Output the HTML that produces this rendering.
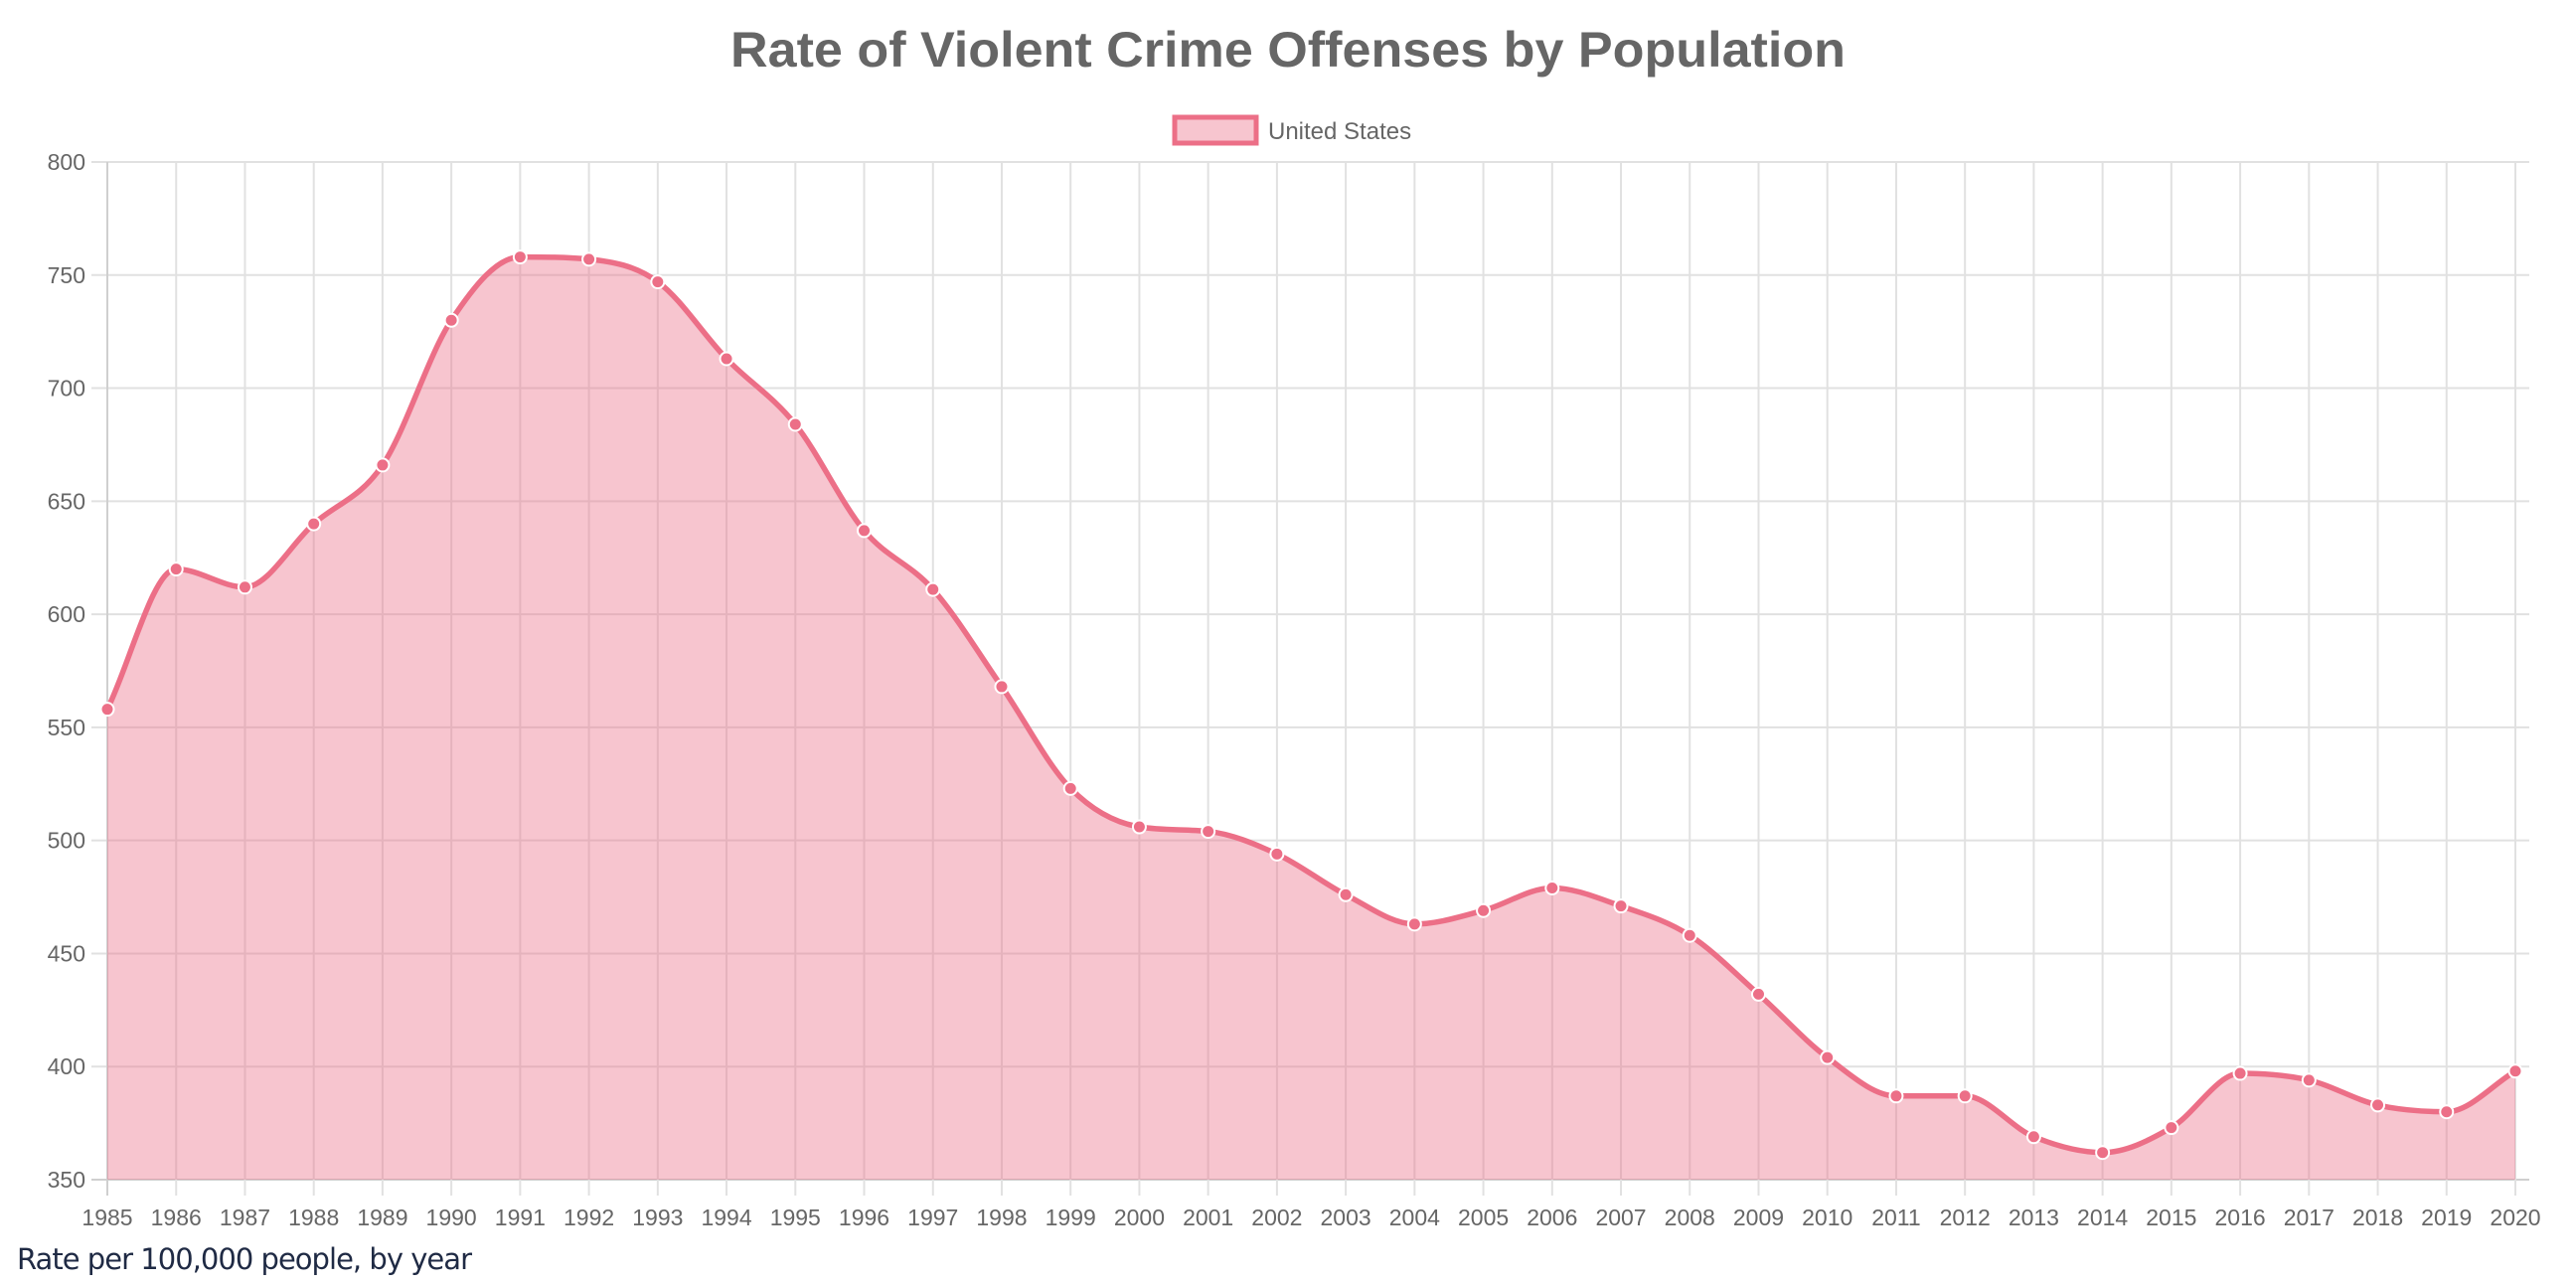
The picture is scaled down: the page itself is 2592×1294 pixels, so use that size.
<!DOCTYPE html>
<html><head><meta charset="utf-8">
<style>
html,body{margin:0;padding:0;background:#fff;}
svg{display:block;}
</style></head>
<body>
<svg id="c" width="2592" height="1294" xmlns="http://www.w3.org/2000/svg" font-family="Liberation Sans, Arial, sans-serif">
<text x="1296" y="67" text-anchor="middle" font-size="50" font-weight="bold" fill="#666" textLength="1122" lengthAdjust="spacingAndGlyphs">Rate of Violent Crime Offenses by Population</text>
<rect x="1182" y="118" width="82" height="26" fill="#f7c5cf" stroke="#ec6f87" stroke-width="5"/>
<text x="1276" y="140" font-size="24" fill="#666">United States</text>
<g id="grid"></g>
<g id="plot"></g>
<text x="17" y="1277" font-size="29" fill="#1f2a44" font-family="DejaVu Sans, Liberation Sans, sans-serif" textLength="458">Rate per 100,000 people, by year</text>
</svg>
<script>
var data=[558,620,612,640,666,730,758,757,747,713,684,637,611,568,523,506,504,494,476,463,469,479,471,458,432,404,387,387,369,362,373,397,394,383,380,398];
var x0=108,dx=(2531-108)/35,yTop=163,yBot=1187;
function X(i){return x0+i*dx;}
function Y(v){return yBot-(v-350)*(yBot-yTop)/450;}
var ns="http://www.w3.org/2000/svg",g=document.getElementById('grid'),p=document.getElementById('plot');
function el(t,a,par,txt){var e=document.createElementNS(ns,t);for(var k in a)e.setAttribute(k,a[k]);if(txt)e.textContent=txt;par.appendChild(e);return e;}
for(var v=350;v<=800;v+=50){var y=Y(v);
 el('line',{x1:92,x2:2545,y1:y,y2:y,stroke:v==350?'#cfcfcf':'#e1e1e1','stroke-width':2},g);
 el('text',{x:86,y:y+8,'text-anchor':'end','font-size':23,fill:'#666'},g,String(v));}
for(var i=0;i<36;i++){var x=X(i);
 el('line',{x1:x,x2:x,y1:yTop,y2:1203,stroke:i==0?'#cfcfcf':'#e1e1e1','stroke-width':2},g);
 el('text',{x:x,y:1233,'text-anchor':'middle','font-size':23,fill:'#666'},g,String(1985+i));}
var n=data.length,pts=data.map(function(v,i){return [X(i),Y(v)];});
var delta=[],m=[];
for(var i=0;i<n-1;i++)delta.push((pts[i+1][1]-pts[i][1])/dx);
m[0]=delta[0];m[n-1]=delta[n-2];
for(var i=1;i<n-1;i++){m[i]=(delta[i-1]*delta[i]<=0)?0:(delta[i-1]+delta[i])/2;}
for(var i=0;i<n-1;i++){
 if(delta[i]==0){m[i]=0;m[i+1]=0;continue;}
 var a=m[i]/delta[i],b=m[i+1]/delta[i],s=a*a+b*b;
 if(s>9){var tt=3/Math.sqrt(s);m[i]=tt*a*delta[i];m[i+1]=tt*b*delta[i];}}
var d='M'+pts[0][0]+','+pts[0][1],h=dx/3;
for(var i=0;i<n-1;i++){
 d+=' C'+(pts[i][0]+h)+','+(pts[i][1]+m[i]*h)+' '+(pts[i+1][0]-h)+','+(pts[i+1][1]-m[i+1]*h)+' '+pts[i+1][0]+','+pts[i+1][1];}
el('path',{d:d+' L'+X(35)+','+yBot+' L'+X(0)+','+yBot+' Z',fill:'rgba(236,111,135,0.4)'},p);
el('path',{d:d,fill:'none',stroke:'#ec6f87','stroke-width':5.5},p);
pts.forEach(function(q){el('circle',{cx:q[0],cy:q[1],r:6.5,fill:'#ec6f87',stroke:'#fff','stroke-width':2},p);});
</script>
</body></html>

--

Reproduce the listing exactly. Leave its pictures out.

- _Full answer_:
Output the HTML that produces this rendering.
The picture is scaled down: the page itself is 2592×1294 pixels, so use that size.
<!DOCTYPE html>
<html><head><meta charset="utf-8">
<style>
html,body{margin:0;padding:0;background:#fff;}
svg{display:block;}
</style></head>
<body>
<svg id="c" width="2592" height="1294" xmlns="http://www.w3.org/2000/svg" font-family="Liberation Sans, Arial, sans-serif">
<text x="1296" y="67" text-anchor="middle" font-size="50" font-weight="bold" fill="#666" textLength="1122" lengthAdjust="spacingAndGlyphs">Rate of Violent Crime Offenses by Population</text>
<rect x="1182" y="118" width="82" height="26" fill="#f7c5cf" stroke="#ec6f87" stroke-width="5"/>
<text x="1276" y="140" font-size="24" fill="#666">United States</text>
<g id="grid"></g>
<g id="plot"></g>
<text x="17" y="1277" font-size="29" fill="#1f2a44" font-family="DejaVu Sans, Liberation Sans, sans-serif" textLength="458">Rate per 100,000 people, by year</text>
</svg>
<script>
var data=[558,620,612,640,666,730,758,757,747,713,684,637,611,568,523,506,504,494,476,463,469,479,471,458,432,404,387,387,369,362,373,397,394,383,380,398];
var x0=108,dx=(2531-108)/35,yTop=163,yBot=1187;
function X(i){return x0+i*dx;}
function Y(v){return yBot-(v-350)*(yBot-yTop)/450;}
var ns="http://www.w3.org/2000/svg",g=document.getElementById('grid'),p=document.getElementById('plot');
function el(t,a,par,txt){var e=document.createElementNS(ns,t);for(var k in a)e.setAttribute(k,a[k]);if(txt)e.textContent=txt;par.appendChild(e);return e;}
for(var v=350;v<=800;v+=50){var y=Y(v);
 el('line',{x1:92,x2:2545,y1:y,y2:y,stroke:v==350?'#cfcfcf':'#e1e1e1','stroke-width':2},g);
 el('text',{x:86,y:y+8,'text-anchor':'end','font-size':23,fill:'#666'},g,String(v));}
for(var i=0;i<36;i++){var x=X(i);
 el('line',{x1:x,x2:x,y1:yTop,y2:1203,stroke:i==0?'#cfcfcf':'#e1e1e1','stroke-width':2},g);
 el('text',{x:x,y:1233,'text-anchor':'middle','font-size':23,fill:'#666'},g,String(1985+i));}
var n=data.length,pts=data.map(function(v,i){return [X(i),Y(v)];});
var delta=[],m=[];
for(var i=0;i<n-1;i++)delta.push((pts[i+1][1]-pts[i][1])/dx);
m[0]=delta[0];m[n-1]=delta[n-2];
for(var i=1;i<n-1;i++){m[i]=(delta[i-1]*delta[i]<=0)?0:(delta[i-1]+delta[i])/2;}
for(var i=0;i<n-1;i++){
 if(delta[i]==0){m[i]=0;m[i+1]=0;continue;}
 var a=m[i]/delta[i],b=m[i+1]/delta[i],s=a*a+b*b;
 if(s>9){var tt=3/Math.sqrt(s);m[i]=tt*a*delta[i];m[i+1]=tt*b*delta[i];}}
var d='M'+pts[0][0]+','+pts[0][1],h=dx/3;
for(var i=0;i<n-1;i++){
 d+=' C'+(pts[i][0]+h)+','+(pts[i][1]+m[i]*h)+' '+(pts[i+1][0]-h)+','+(pts[i+1][1]-m[i+1]*h)+' '+pts[i+1][0]+','+pts[i+1][1];}
el('path',{d:d+' L'+X(35)+','+yBot+' L'+X(0)+','+yBot+' Z',fill:'rgba(236,111,135,0.4)'},p);
el('path',{d:d,fill:'none',stroke:'#ec6f87','stroke-width':5.5},p);
pts.forEach(function(q){el('circle',{cx:q[0],cy:q[1],r:6.5,fill:'#ec6f87',stroke:'#fff','stroke-width':2},p);});
</script>
</body></html>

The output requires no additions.